Trained specialists: arborists must have proof of their climbing experience.
Question: As an arborist, is it all about being able to climb properly?
Thoren Benk: It is, at least as far as the employers’ liability insurance requirements are concerned. It’s actually just about the technique for getting on to the tree. Tree maintenance, which is what our job is all about, is not covered in these training courses. So it’s all the more important – and in fact absolutely essential – to acquire an understanding of trees and how to care for them at the same time. It is therefore advisable to have the appropriate qualifications in this field as well. You can study agriculture or arboriculture or train as a “European Treeworker”.
Question: You are a fully qualified “European Treeworker” and have been working as an arborist for more than 15 years. Do you have any particular memories of specific projects?

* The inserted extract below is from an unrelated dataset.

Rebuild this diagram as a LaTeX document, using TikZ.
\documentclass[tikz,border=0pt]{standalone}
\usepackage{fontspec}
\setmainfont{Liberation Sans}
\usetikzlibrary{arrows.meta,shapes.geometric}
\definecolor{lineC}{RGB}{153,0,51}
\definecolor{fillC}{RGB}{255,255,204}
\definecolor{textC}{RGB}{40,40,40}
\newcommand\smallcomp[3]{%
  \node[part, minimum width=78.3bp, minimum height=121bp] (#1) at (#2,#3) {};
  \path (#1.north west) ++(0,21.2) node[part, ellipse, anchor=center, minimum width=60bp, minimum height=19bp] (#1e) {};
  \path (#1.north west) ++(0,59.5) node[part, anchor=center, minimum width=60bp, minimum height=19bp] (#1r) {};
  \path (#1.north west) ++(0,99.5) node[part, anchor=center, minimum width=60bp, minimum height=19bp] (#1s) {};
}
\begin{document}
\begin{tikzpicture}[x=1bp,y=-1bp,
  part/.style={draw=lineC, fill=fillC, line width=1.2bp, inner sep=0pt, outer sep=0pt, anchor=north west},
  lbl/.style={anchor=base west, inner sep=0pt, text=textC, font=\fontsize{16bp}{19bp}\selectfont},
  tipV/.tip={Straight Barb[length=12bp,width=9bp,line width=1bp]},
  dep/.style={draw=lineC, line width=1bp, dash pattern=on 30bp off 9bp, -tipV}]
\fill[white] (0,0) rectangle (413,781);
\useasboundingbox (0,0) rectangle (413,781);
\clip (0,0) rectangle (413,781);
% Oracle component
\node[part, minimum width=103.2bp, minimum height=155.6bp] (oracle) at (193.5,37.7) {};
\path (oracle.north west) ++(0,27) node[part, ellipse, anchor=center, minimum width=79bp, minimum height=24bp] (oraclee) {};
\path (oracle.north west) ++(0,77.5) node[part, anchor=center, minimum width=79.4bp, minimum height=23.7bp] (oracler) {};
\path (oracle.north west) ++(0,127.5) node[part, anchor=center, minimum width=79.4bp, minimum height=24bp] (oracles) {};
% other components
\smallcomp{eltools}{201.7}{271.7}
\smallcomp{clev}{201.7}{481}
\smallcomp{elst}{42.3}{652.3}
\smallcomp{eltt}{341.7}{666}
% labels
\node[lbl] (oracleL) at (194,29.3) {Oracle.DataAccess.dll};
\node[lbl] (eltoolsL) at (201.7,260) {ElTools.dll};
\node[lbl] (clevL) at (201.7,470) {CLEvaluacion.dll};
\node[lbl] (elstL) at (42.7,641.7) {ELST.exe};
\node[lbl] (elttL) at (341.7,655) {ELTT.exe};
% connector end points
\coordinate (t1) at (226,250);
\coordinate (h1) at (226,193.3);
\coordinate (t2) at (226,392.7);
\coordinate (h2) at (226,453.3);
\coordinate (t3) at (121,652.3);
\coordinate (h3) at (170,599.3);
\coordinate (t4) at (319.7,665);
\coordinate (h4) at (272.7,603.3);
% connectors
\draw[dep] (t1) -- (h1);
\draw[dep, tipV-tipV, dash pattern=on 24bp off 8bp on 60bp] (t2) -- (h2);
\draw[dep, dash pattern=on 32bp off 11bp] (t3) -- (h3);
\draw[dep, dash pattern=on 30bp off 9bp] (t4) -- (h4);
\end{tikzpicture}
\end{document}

Thoren Benk: Yes, plenty of them. Taking care of natural monuments is definitely one of them. Looking after young trees is also great because you sometimes get to work on them on a yearly basis and see how these trees grow over time. I’ve climbed up to almost 50 metres in the Rhineland-Palatinate region to pick cones and collect seeds and have spent the entire day in the trees. It’s physically challenging but it has a really calming effect mentally. Working in cities, when you constantly meet people, also makes a nice change.

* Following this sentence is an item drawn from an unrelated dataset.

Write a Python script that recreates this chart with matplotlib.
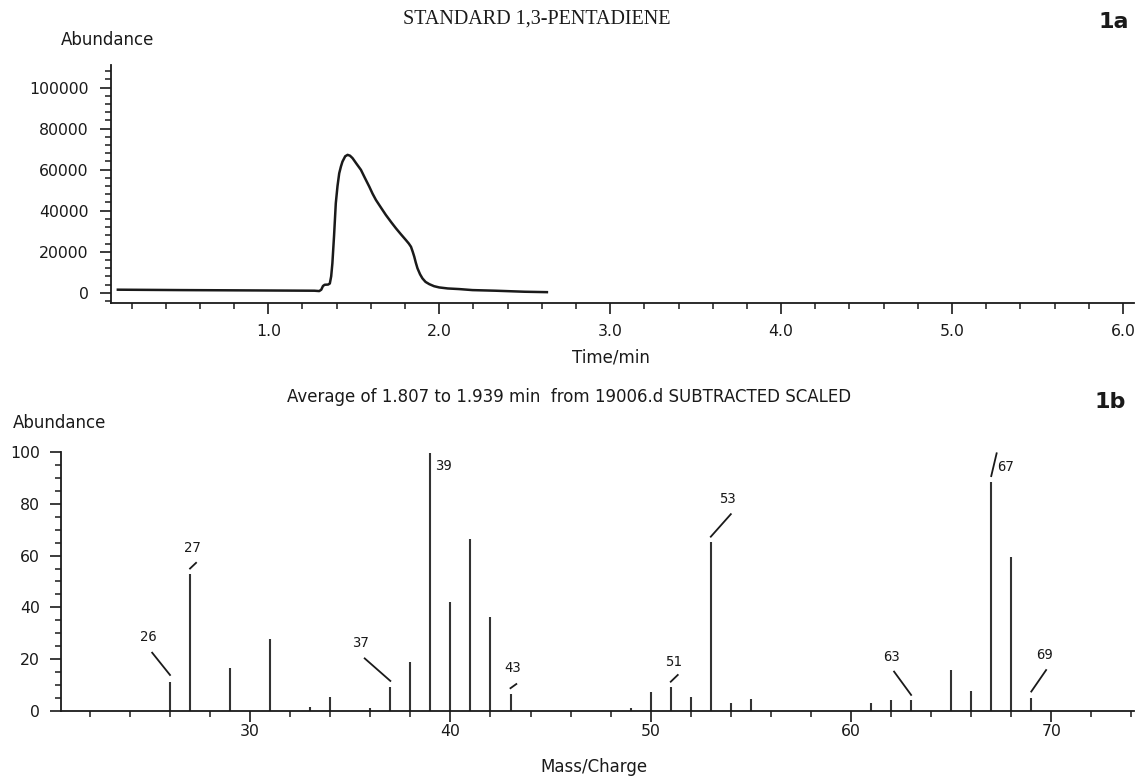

Question: You have not only climbed trees for a living, but you also had some success in championships a couple of years ago…
Thoren Benk: Yes, that’s right. But I was still working in the trees every day at the time. As Managing Director, I don’t get the opportunity very much any more. I would therefore no longer have much of a chance in the German Championships or international competitions, even though I would probably still really enjoy the opportunity to climb in the amazing trees that make up the specially prepared courses.
Thoren, thank you very much for sharing your enthusiasm for your profession with us.
Information box “About the person”
Thoren Benk is Managing Director of Benk GmbH in Mülheim an der Ruhr, which employs 20 people, the Benk Arboriculture School and , a specialist climbing equipment and arboriculture store. Thoren Benk has proved his tree maintenance and climbing skills in several competitions and has won many titles in this field. He was German Champion in tree climbing (in 2006 and 2008) and has won the Belgian Championships (2009). He has also achieved leading positions in other national and international competitions.